_Instructions to follow_.
Quote the data exactly, first line to the line containing "const h = 406", with no pictures.

_Collected data_.
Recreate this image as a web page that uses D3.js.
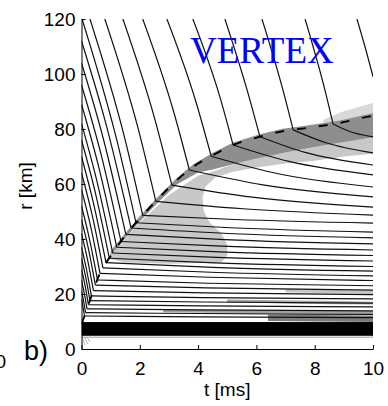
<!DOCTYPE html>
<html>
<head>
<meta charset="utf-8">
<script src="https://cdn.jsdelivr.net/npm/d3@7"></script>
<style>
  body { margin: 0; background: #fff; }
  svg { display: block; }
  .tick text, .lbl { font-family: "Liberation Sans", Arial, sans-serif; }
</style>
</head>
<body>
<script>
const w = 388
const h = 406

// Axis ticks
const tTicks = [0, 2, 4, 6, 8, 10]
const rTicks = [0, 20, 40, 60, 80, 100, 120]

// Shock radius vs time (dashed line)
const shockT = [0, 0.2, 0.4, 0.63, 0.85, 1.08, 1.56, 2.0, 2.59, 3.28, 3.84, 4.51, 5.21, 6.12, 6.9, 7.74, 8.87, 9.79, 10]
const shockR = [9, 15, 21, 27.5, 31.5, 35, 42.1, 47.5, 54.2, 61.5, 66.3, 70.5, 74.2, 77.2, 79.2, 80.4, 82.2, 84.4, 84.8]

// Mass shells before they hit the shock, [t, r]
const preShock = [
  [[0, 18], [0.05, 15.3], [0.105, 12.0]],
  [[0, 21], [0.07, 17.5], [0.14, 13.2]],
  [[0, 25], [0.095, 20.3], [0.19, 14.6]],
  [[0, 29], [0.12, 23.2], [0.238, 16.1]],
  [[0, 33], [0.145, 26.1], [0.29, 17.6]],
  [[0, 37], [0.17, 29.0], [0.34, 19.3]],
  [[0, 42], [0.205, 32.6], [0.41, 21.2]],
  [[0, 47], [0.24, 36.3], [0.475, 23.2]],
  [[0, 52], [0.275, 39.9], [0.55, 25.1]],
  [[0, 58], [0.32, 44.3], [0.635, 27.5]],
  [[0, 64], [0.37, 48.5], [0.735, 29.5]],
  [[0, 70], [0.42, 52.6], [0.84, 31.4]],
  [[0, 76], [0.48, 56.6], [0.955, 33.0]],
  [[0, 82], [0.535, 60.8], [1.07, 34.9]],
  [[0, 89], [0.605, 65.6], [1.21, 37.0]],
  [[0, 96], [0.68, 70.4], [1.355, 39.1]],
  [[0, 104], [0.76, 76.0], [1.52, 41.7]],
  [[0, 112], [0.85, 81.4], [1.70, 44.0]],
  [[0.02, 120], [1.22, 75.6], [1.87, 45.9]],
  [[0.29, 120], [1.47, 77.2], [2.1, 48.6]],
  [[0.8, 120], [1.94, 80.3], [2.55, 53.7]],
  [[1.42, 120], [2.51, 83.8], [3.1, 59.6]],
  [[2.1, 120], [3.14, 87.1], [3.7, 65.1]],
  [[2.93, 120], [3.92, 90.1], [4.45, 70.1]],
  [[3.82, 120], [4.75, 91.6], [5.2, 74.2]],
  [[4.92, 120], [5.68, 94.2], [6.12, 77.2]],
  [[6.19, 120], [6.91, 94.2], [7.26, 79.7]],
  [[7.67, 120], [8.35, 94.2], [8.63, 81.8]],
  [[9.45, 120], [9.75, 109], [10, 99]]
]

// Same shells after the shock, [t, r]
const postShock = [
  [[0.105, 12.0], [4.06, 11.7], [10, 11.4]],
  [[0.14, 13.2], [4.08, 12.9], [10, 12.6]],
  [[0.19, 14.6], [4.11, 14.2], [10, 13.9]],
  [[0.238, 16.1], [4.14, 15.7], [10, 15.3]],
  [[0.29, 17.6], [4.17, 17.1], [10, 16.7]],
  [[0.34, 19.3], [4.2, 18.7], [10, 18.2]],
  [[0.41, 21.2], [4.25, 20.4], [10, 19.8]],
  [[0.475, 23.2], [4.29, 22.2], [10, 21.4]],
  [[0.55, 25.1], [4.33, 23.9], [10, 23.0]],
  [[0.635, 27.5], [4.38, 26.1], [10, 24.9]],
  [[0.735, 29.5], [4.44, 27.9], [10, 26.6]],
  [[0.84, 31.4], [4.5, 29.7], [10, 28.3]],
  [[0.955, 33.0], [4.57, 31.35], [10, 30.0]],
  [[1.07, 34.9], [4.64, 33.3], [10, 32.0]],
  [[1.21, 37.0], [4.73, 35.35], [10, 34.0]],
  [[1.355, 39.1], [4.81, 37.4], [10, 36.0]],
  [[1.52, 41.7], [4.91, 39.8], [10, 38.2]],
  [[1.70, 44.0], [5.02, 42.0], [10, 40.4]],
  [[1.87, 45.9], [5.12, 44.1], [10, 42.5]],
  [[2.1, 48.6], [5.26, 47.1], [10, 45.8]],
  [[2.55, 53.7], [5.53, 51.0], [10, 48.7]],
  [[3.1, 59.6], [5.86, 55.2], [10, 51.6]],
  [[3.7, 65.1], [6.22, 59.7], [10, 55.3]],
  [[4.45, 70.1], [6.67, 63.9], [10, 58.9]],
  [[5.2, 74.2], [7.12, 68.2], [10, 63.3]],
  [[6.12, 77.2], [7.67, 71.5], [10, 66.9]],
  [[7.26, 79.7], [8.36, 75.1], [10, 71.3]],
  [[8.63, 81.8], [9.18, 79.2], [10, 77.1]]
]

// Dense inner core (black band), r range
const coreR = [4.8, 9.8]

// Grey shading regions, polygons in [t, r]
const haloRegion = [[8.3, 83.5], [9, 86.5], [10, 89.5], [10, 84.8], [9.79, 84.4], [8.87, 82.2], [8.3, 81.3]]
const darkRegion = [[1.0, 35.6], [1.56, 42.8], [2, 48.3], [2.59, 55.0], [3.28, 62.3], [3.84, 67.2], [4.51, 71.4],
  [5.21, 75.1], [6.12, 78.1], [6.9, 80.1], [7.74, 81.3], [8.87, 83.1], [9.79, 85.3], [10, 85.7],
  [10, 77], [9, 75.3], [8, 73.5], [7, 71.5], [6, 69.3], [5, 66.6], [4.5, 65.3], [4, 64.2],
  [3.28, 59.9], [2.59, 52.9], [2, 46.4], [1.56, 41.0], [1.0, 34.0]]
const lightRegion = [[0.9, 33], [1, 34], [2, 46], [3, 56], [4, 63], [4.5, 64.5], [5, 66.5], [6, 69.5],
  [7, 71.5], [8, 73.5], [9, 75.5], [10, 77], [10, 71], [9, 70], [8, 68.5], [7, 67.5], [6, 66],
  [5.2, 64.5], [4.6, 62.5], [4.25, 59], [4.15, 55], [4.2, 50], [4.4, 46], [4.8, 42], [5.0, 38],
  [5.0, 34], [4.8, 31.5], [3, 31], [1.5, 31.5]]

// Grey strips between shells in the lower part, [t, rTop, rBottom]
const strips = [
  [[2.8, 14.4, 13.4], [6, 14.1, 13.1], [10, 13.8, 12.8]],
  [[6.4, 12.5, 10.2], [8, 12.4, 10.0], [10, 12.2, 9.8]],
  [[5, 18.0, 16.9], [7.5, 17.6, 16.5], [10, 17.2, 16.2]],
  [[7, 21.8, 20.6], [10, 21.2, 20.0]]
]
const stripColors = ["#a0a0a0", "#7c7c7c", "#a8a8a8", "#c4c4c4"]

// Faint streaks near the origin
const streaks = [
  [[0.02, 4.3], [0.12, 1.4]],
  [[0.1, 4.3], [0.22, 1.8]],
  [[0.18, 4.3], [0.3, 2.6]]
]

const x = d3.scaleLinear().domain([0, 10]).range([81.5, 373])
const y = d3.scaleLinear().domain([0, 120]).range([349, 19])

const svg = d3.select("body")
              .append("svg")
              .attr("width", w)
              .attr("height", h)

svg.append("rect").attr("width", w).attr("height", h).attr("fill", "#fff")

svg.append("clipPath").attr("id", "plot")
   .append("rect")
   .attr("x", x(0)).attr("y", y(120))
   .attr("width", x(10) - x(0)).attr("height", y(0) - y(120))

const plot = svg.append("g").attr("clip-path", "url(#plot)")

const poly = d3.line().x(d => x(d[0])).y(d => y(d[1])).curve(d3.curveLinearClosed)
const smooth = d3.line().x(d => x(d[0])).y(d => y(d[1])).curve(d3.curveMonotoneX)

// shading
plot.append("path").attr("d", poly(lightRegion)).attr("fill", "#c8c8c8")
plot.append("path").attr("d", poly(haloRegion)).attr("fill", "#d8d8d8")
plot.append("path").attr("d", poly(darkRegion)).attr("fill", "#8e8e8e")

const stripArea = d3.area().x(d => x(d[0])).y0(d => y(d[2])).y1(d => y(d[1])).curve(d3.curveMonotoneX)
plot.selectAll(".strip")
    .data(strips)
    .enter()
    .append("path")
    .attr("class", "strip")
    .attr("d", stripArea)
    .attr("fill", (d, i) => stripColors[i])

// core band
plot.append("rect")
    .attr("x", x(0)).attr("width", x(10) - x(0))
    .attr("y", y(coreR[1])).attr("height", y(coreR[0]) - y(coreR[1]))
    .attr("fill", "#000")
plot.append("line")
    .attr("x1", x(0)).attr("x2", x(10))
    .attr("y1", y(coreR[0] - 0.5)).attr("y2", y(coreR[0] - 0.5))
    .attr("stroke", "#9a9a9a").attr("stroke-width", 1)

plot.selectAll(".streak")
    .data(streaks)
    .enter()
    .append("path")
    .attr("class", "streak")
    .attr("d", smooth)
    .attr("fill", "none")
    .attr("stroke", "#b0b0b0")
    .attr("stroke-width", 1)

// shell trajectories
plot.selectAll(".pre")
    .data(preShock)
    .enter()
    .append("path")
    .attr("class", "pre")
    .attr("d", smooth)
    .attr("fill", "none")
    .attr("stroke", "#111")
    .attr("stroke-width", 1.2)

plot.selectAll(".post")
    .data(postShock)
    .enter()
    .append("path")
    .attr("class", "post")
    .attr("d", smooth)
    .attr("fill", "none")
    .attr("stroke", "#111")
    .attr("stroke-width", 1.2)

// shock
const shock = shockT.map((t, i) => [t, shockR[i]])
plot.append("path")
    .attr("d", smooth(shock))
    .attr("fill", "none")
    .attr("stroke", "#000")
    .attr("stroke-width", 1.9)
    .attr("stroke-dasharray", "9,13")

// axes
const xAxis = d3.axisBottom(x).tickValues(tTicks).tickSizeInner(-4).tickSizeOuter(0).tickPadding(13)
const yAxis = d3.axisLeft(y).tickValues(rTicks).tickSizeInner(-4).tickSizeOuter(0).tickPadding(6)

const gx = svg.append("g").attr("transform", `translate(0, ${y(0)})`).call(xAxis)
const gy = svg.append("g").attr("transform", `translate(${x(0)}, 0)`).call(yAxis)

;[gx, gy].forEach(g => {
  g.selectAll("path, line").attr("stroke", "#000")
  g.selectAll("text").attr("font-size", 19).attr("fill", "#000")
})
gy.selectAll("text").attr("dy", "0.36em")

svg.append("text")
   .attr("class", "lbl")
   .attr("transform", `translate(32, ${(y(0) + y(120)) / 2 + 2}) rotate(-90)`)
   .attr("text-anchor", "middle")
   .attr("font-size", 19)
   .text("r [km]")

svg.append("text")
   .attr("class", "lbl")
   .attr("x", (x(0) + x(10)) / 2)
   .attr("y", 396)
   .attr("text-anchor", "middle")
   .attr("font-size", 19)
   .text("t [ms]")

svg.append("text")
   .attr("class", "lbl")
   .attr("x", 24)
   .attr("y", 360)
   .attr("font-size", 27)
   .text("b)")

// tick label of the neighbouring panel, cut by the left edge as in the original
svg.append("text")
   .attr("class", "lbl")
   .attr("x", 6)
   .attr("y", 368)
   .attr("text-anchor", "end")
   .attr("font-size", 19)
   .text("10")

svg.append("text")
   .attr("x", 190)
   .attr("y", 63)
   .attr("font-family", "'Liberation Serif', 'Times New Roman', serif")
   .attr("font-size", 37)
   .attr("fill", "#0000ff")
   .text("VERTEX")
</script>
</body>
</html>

_Solution below_.
Recreate this image as a web page that uses D3.js.
<!DOCTYPE html>
<html>
<head>
<meta charset="utf-8">
<script src="https://cdn.jsdelivr.net/npm/d3@7"></script>
<style>
  body { margin: 0; background: #fff; }
  svg { display: block; }
  .tick text, .lbl { font-family: "Liberation Sans", Arial, sans-serif; }
</style>
</head>
<body>
<script>
const w = 388
const h = 406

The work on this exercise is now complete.